Data block
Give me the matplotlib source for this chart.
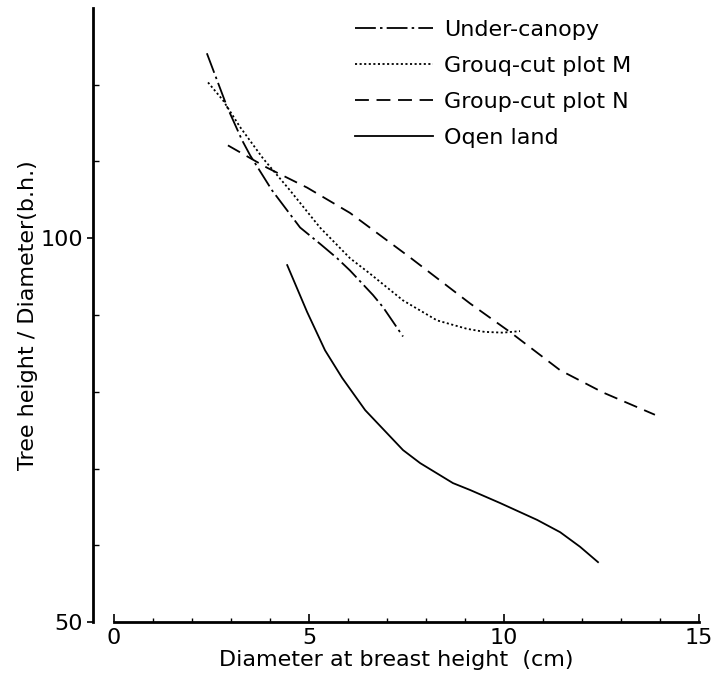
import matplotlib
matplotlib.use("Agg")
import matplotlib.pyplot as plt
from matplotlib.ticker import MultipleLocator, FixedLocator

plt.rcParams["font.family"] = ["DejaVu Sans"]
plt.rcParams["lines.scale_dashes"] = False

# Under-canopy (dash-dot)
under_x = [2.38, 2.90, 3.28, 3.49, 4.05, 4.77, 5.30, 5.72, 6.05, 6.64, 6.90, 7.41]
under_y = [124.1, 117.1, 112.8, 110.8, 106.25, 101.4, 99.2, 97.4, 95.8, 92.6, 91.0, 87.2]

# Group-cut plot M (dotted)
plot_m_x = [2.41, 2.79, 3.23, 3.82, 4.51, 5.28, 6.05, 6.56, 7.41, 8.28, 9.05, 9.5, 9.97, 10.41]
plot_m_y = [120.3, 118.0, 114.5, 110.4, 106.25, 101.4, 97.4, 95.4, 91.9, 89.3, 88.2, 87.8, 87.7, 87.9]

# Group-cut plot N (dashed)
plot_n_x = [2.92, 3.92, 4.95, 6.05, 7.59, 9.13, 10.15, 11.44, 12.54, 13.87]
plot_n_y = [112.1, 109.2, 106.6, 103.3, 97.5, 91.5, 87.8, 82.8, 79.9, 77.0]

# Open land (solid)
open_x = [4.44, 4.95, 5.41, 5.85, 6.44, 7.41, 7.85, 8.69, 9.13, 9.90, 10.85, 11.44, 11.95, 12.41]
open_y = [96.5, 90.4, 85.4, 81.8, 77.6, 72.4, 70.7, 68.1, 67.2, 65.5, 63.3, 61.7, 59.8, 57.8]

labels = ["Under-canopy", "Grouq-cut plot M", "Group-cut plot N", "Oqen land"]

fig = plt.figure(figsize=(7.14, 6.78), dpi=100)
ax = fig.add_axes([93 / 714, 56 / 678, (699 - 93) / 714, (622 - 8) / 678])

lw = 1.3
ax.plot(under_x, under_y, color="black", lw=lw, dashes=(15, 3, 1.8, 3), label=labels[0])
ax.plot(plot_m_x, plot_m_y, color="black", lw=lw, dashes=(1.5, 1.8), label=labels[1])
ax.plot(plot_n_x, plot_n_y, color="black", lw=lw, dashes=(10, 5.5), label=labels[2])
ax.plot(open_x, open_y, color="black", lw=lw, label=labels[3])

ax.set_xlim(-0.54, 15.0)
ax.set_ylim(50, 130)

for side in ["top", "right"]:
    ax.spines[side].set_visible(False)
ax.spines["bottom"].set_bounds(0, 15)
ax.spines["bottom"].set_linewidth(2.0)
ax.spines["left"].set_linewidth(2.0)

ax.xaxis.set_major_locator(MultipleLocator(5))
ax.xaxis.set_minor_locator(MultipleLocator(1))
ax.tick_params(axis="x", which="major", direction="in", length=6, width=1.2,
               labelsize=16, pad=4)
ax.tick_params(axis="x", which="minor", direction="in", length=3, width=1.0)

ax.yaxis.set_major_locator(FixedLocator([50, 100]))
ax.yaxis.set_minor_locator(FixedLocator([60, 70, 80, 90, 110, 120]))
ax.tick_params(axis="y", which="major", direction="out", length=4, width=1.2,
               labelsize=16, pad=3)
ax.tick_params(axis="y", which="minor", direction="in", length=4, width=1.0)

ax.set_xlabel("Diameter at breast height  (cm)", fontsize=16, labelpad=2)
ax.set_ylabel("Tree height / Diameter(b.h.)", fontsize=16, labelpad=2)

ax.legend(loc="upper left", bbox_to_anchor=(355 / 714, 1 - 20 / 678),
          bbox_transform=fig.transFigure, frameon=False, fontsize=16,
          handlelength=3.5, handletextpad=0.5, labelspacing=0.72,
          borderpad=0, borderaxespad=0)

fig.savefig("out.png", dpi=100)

Goal
Except for the pictures, give all the material above again verbatim.

Result of the task
Give me the matplotlib source for this chart.
import matplotlib
matplotlib.use("Agg")
import matplotlib.pyplot as plt
from matplotlib.ticker import MultipleLocator, FixedLocator

plt.rcParams["font.family"] = ["DejaVu Sans"]
plt.rcParams["lines.scale_dashes"] = False

# Under-canopy (dash-dot)
under_x = [2.38, 2.90, 3.28, 3.49, 4.05, 4.77, 5.30, 5.72, 6.05, 6.64, 6.90, 7.41]
under_y = [124.1, 117.1, 112.8, 110.8, 106.25, 101.4, 99.2, 97.4, 95.8, 92.6, 91.0, 87.2]

# Group-cut plot M (dotted)
plot_m_x = [2.41, 2.79, 3.23, 3.82, 4.51, 5.28, 6.05, 6.56, 7.41, 8.28, 9.05, 9.5, 9.97, 10.41]
plot_m_y = [120.3, 118.0, 114.5, 110.4, 106.25, 101.4, 97.4, 95.4, 91.9, 89.3, 88.2, 87.8, 87.7, 87.9]

# Group-cut plot N (dashed)
plot_n_x = [2.92, 3.92, 4.95, 6.05, 7.59, 9.13, 10.15, 11.44, 12.54, 13.87]
plot_n_y = [112.1, 109.2, 106.6, 103.3, 97.5, 91.5, 87.8, 82.8, 79.9, 77.0]

# Open land (solid)
open_x = [4.44, 4.95, 5.41, 5.85, 6.44, 7.41, 7.85, 8.69, 9.13, 9.90, 10.85, 11.44, 11.95, 12.41]
open_y = [96.5, 90.4, 85.4, 81.8, 77.6, 72.4, 70.7, 68.1, 67.2, 65.5, 63.3, 61.7, 59.8, 57.8]

labels = ["Under-canopy", "Grouq-cut plot M", "Group-cut plot N", "Oqen land"]

fig = plt.figure(figsize=(7.14, 6.78), dpi=100)
ax = fig.add_axes([93 / 714, 56 / 678, (699 - 93) / 714, (622 - 8) / 678])

lw = 1.3
ax.plot(under_x, under_y, color="black", lw=lw, dashes=(15, 3, 1.8, 3), label=labels[0])
ax.plot(plot_m_x, plot_m_y, color="black", lw=lw, dashes=(1.5, 1.8), label=labels[1])
ax.plot(plot_n_x, plot_n_y, color="black", lw=lw, dashes=(10, 5.5), label=labels[2])
ax.plot(open_x, open_y, color="black", lw=lw, label=labels[3])

ax.set_xlim(-0.54, 15.0)
ax.set_ylim(50, 130)

for side in ["top", "right"]:
    ax.spines[side].set_visible(False)
ax.spines["bottom"].set_bounds(0, 15)
ax.spines["bottom"].set_linewidth(2.0)
ax.spines["left"].set_linewidth(2.0)

ax.xaxis.set_major_locator(MultipleLocator(5))
ax.xaxis.set_minor_locator(MultipleLocator(1))
ax.tick_params(axis="x", which="major", direction="in", length=6, width=1.2,
               labelsize=16, pad=4)
ax.tick_params(axis="x", which="minor", direction="in", length=3, width=1.0)

ax.yaxis.set_major_locator(FixedLocator([50, 100]))
ax.yaxis.set_minor_locator(FixedLocator([60, 70, 80, 90, 110, 120]))
ax.tick_params(axis="y", which="major", direction="out", length=4, width=1.2,
               labelsize=16, pad=3)
ax.tick_params(axis="y", which="minor", direction="in", length=4, width=1.0)

ax.set_xlabel("Diameter at breast height  (cm)", fontsize=16, labelpad=2)
ax.set_ylabel("Tree height / Diameter(b.h.)", fontsize=16, labelpad=2)

ax.legend(loc="upper left", bbox_to_anchor=(355 / 714, 1 - 20 / 678),
          bbox_transform=fig.transFigure, frameon=False, fontsize=16,
          handlelength=3.5, handletextpad=0.5, labelspacing=0.72,
          borderpad=0, borderaxespad=0)

fig.savefig("out.png", dpi=100)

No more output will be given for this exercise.